AIU recently installed a Bloomberg Terminal and hosts AWS Academy workshops, enabling GB majors to graduate with certifications in cloud fundamentals or data visualization. A newly launched “Digital Transformation Lab” pairs students with regional governments looking to digitize public services—a résumé goldmine.

Internship Opportunities

Akita’s prefectural government runs a “Local to Global” internship scheme that pairs GB majors with export-ready companies in the Tohoku region. Past placements include craft-sake breweries, AI-powered agritech start-ups, and sustainable forestry cooperatives. Because the program is credit-bearing, your field reports double as portfolio pieces for future employers.
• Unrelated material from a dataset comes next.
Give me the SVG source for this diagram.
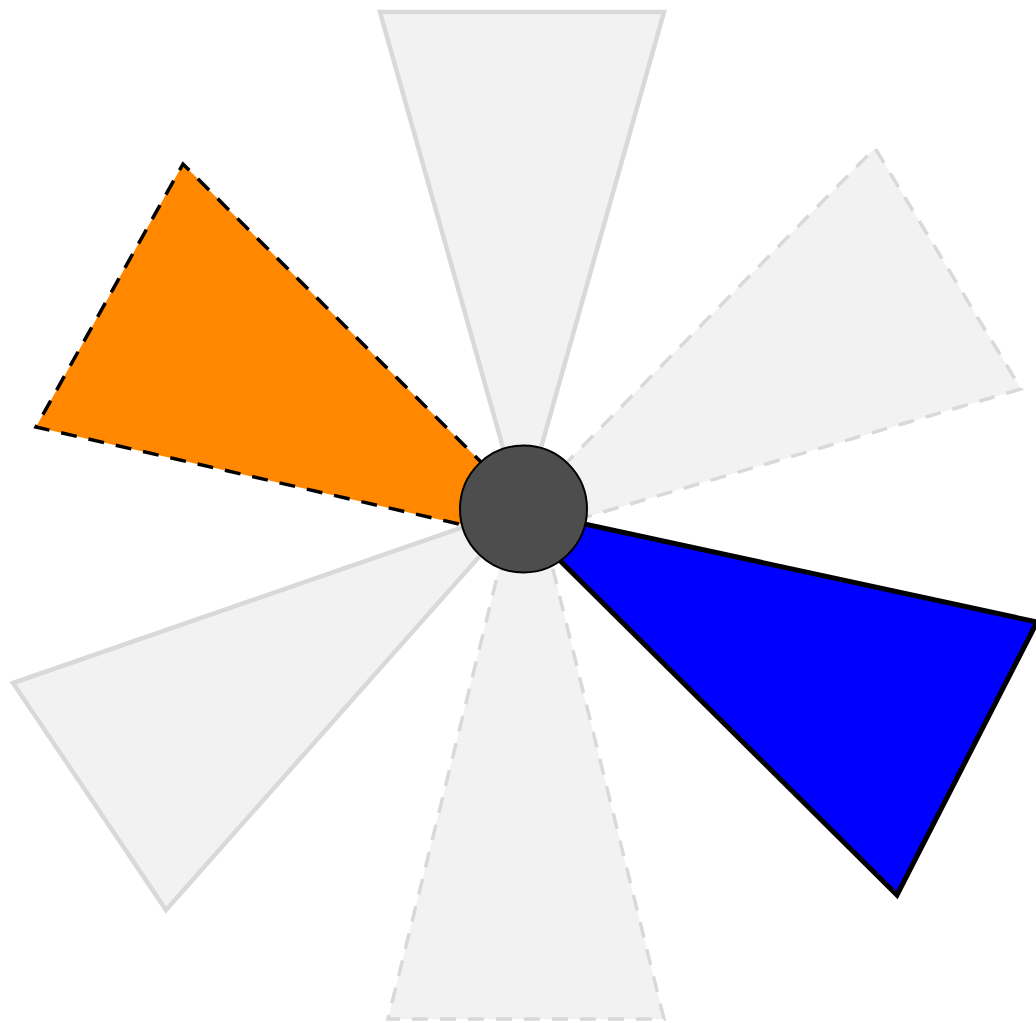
<svg xmlns="http://www.w3.org/2000/svg" width="1036" height="1023" viewBox="0 0 1036 1023">
<style>
.g{fill:#f2f2f2;stroke:#d9d9d9;stroke-width:4.5;stroke-linejoin:miter}
.gd{fill:#f2f2f2;stroke:#d9d9d9;stroke-width:3.5;stroke-dasharray:16 12}
</style>
<rect width="1036" height="1023" fill="#fff"/>
<g id="blade-top"><polygon class="g" points="522,515 380,12 664,12"/></g>
<g id="blade-topright"><polygon class="gd" points="484,547 875,148 1021,389"/></g>
<g id="blade-bottom"><polygon class="gd" points="526,460 664,1019 388,1019"/></g>
<g id="blade-bottomleft"><polygon class="g" points="524,506 166,910 13,683"/></g>
<g id="blade-orange"><polygon points="568,549 36,427 183,164" fill="#ff8800" stroke="#000" stroke-width="3.5" stroke-dasharray="16 12"/></g>
<g id="blade-blue"><polygon points="506,507 1037,622 897,895" fill="#0000ff" stroke="#000" stroke-width="5"/></g>
<g id="hub"><circle cx="523.5" cy="509" r="63.5" fill="#4d4d4d" stroke="#000" stroke-width="2"/></g>
</svg>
Over 90 % of GB graduates land full-time jobs or graduate-school offers within six months of commencement—many with employers met during the internship cycle.

4. Admissions, Tuition & Scholarships: Your Roadmap

Entry Requirements

AIU evaluates applicants holistically. Standardized test scores (SAT/ACT or the Japanese EJU) are optional but recommended. Non-native English speakers submit TOEFL iBT 79, IELTS 6.5, or higher. A motivational essay and an online interview let you showcase fit and grit. AIU also considers extracurricular leadership, community service, and demonstrated interest in intercultural engagement.

Costs & Funding

Tuition at AIU is refreshingly transparent: a one-time matriculation fee ¥423,000 and annual tuition ¥696,000—totaling ¥1,119,000 for Year 1 and ¥696,000 for each subsequent year (official tuition page). Merit scholarships slice up to ¥400,000 off tuition, while need-based waivers can cover the entire matriculation fee. Because the campus sits just outside Akita City, monthly living expenses hover around ¥60,000, including dorm rent, cafeteria meals, and public transport—far below Tokyo averages.

ItemAmount (JPY)
Matriculation Fee (Year 1 only)¥423,000
Annual Tuition¥696,000
Total Year 1¥1,119,000
Total Years 2–4 (per year)¥696,000

Application Timeline

The fall intake opens in late October and closes in early January, with results released by mid-March. Spring intake (April start) opens in April and closes in June. Plan your standardized testing at least six months before the application deadline so that score reports arrive on time. Pro tip: submit your online application at least one week before the deadline to avoid last-minute portal congestion.